## DATA

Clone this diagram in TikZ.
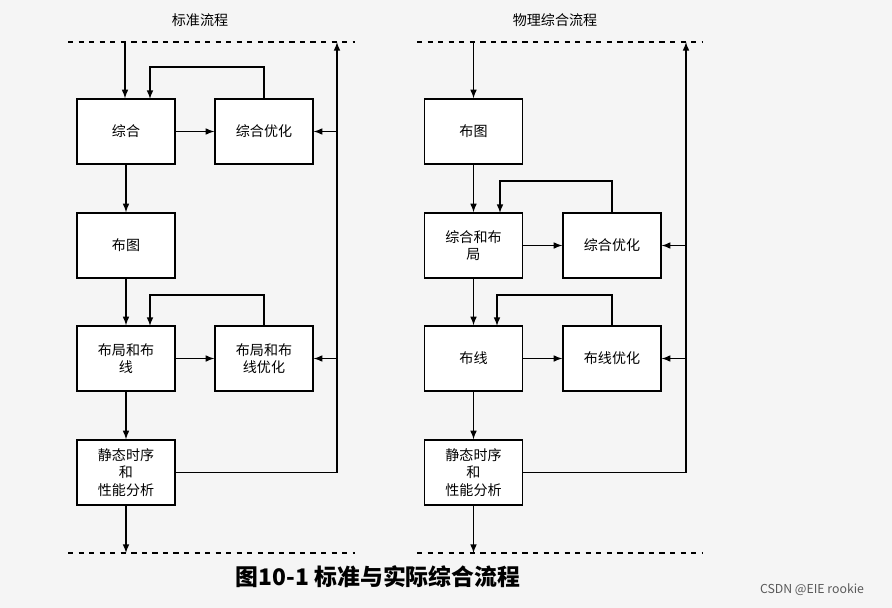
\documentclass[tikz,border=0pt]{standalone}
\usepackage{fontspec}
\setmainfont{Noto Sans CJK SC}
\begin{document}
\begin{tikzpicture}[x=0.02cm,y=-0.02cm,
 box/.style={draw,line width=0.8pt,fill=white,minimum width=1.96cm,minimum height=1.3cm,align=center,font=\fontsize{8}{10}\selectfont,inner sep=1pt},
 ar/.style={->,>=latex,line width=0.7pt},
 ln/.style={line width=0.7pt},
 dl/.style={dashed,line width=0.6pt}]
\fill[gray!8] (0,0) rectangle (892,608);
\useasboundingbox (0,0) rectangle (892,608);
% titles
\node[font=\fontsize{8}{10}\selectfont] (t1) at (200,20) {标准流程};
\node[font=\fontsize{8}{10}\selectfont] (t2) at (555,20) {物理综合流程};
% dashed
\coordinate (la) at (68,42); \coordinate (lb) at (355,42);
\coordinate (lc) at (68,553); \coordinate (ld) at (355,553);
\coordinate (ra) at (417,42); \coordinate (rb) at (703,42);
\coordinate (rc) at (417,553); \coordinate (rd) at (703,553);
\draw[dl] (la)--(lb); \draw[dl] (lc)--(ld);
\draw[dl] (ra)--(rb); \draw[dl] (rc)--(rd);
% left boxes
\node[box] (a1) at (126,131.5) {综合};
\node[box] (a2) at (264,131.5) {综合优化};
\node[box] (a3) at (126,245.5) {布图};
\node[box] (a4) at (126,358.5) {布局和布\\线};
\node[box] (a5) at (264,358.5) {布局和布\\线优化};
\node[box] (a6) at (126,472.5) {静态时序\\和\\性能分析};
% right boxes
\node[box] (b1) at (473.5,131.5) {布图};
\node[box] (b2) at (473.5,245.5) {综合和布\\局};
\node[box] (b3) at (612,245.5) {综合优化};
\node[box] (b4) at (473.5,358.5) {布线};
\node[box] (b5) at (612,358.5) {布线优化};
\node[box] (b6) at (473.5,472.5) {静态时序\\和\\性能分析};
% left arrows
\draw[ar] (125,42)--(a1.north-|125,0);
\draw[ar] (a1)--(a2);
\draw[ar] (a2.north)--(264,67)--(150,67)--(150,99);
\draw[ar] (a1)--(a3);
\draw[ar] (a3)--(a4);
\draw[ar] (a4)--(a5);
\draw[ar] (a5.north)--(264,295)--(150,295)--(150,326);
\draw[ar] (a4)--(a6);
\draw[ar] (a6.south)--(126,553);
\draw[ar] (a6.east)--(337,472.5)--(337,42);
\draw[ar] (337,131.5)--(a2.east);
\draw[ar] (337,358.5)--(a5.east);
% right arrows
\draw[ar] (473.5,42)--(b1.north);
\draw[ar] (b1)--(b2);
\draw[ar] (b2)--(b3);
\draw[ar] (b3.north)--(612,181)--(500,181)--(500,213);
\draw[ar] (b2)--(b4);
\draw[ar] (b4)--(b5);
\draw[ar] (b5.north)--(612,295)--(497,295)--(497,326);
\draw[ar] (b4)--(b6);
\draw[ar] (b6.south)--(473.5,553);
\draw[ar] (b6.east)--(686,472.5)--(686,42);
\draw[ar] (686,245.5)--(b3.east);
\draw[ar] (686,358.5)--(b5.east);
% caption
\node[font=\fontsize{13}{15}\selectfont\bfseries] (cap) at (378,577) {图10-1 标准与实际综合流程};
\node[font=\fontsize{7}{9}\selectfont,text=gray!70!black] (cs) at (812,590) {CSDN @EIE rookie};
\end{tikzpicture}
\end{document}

## EXERCISE OBJECTIVE
Using the material above, return every line exactly as it appears, minus the pictures.

## EXPECTED ANSWER
Clone this diagram in TikZ.
\documentclass[tikz,border=0pt]{standalone}
\usepackage{fontspec}
\setmainfont{Noto Sans CJK SC}
\begin{document}
\begin{tikzpicture}[x=0.02cm,y=-0.02cm,
 box/.style={draw,line width=0.8pt,fill=white,minimum width=1.96cm,minimum height=1.3cm,align=center,font=\fontsize{8}{10}\selectfont,inner sep=1pt},
 ar/.style={->,>=latex,line width=0.7pt},
 ln/.style={line width=0.7pt},
 dl/.style={dashed,line width=0.6pt}]
\fill[gray!8] (0,0) rectangle (892,608);
\useasboundingbox (0,0) rectangle (892,608);
% titles
\node[font=\fontsize{8}{10}\selectfont] (t1) at (200,20) {标准流程};
\node[font=\fontsize{8}{10}\selectfont] (t2) at (555,20) {物理综合流程};
% dashed
\coordinate (la) at (68,42); \coordinate (lb) at (355,42);
\coordinate (lc) at (68,553); \coordinate (ld) at (355,553);
\coordinate (ra) at (417,42); \coordinate (rb) at (703,42);
\coordinate (rc) at (417,553); \coordinate (rd) at (703,553);
\draw[dl] (la)--(lb); \draw[dl] (lc)--(ld);
\draw[dl] (ra)--(rb); \draw[dl] (rc)--(rd);
% left boxes
\node[box] (a1) at (126,131.5) {综合};
\node[box] (a2) at (264,131.5) {综合优化};
\node[box] (a3) at (126,245.5) {布图};
\node[box] (a4) at (126,358.5) {布局和布\\线};
\node[box] (a5) at (264,358.5) {布局和布\\线优化};
\node[box] (a6) at (126,472.5) {静态时序\\和\\性能分析};
% right boxes
\node[box] (b1) at (473.5,131.5) {布图};
\node[box] (b2) at (473.5,245.5) {综合和布\\局};
\node[box] (b3) at (612,245.5) {综合优化};
\node[box] (b4) at (473.5,358.5) {布线};
\node[box] (b5) at (612,358.5) {布线优化};
\node[box] (b6) at (473.5,472.5) {静态时序\\和\\性能分析};
% left arrows
\draw[ar] (125,42)--(a1.north-|125,0);
\draw[ar] (a1)--(a2);
\draw[ar] (a2.north)--(264,67)--(150,67)--(150,99);
\draw[ar] (a1)--(a3);
\draw[ar] (a3)--(a4);
\draw[ar] (a4)--(a5);
\draw[ar] (a5.north)--(264,295)--(150,295)--(150,326);
\draw[ar] (a4)--(a6);
\draw[ar] (a6.south)--(126,553);
\draw[ar] (a6.east)--(337,472.5)--(337,42);
\draw[ar] (337,131.5)--(a2.east);
\draw[ar] (337,358.5)--(a5.east);
% right arrows
\draw[ar] (473.5,42)--(b1.north);
\draw[ar] (b1)--(b2);
\draw[ar] (b2)--(b3);
\draw[ar] (b3.north)--(612,181)--(500,181)--(500,213);
\draw[ar] (b2)--(b4);
\draw[ar] (b4)--(b5);
\draw[ar] (b5.north)--(612,295)--(497,295)--(497,326);
\draw[ar] (b4)--(b6);
\draw[ar] (b6.south)--(473.5,553);
\draw[ar] (b6.east)--(686,472.5)--(686,42);
\draw[ar] (686,245.5)--(b3.east);
\draw[ar] (686,358.5)--(b5.east);
% caption
\node[font=\fontsize{13}{15}\selectfont\bfseries] (cap) at (378,577) {图10-1 标准与实际综合流程};
\node[font=\fontsize{7}{9}\selectfont,text=gray!70!black] (cs) at (812,590) {CSDN @EIE rookie};
\end{tikzpicture}
\end{document}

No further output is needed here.